Published: 2025/08/22

7 min read

Last mile delivery is the most visible step in a supply chain (and often the most expensive). It covers the short trip from a local hub to a doorstep, yet it carries the weight of customer expectations, traffic and tight time windows. Last mile delivery route optimization is the work of turning that complexity into a plan that can be executed: fewer miles, fewer delays and fewer missed slots.

Done well, it lifts fleet productivity and makes service predictable. Done poorly, it erodes margin and trust.

What is last mile delivery route optimization?

Last mile delivery route optimization is the assignment of stops to vehicles and the ordering of those stops to meet service promises at the lowest practical cost. The plan has to respect real limits: delivery windows, vehicle capacity, driver hours, service time at each stop, access rules and road conditions. The objective sounds simple and is difficult in practice: deliver everything on time without overloading people or vehicles.

It helps to separate it into three layers of work:

  • Planning: creating morning routes that reflect orders, capacity and promised time slots.
  • Execution: guiding drivers in real time and adjusting when conditions change.
  • Learning: reviewing actuals to improve the next plan: more accurate service times, better clustering, better promises.

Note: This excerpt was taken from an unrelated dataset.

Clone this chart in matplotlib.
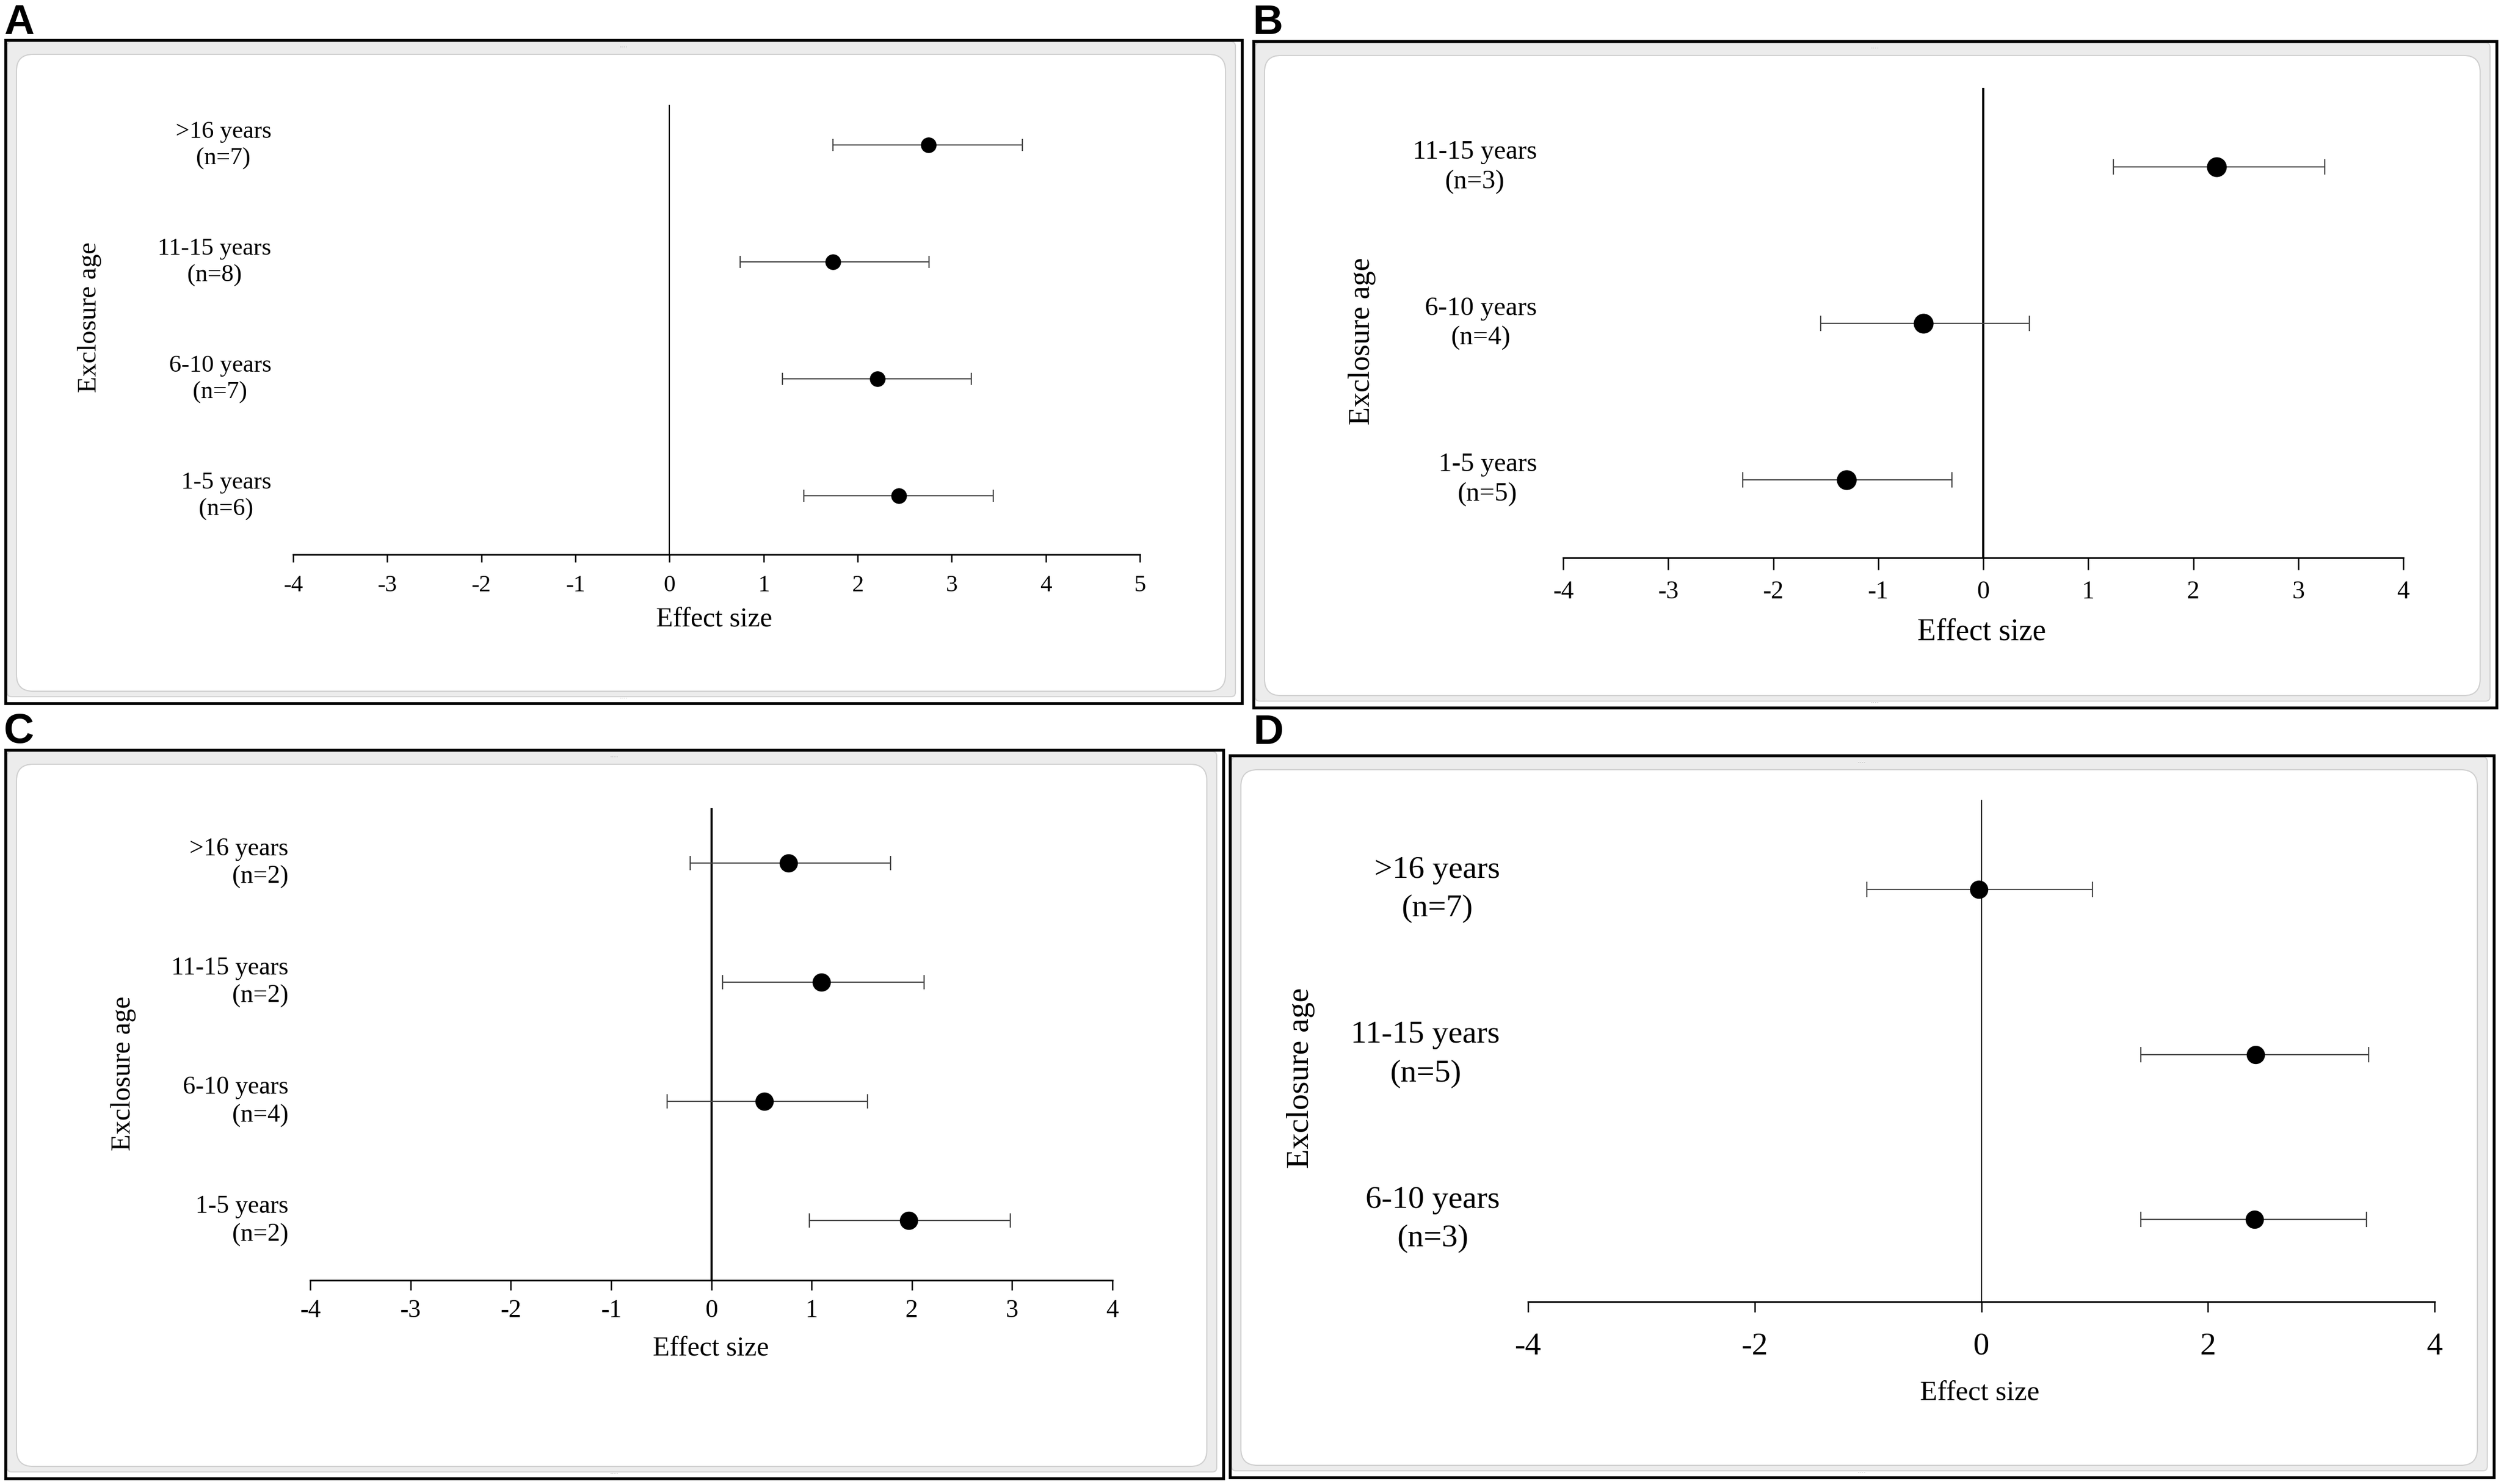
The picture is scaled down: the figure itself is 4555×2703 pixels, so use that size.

What is the last mile optimization problem?

It is a vehicle routing problem with time windows. It’s a matter of the question: which vehicle should visit which stops, in what sequence, starting when, to finish on time at the lowest total distance and effort. There is no single perfect answer for a large network. The point is to produce very good answers quickly, then update them when reality moves.

How to optimize last mile delivery?

Treat it as a loop:

  1. Clean the inputs: addresses, time windows, service times, vehicle limits.
  2. Plan with a routing solver that understands your constraints, leveraging modern courier software solutions for optimal results.
  3. Execute with live location and driver apps; replan when conditions change.
  4. Communicate ETAs and capture proof of delivery.
  5. Review KPIs and feed actuals back into planning.

Challenges of last-mile delivery

Last mile delivery route optimization sits between promise and execution. Several headwinds make it necessary.

Cost pressure

The last mile carries a disproportionate share of delivery cost, a key driver shaping the courier software market.

Fuel, vehicles, insurance, wages, failed first attempts and returns add up. Every extra mile – and every extra minute at a curb – reduces margins. A plan that does not raise drop density and reduce empty travel will struggle to pay for itself.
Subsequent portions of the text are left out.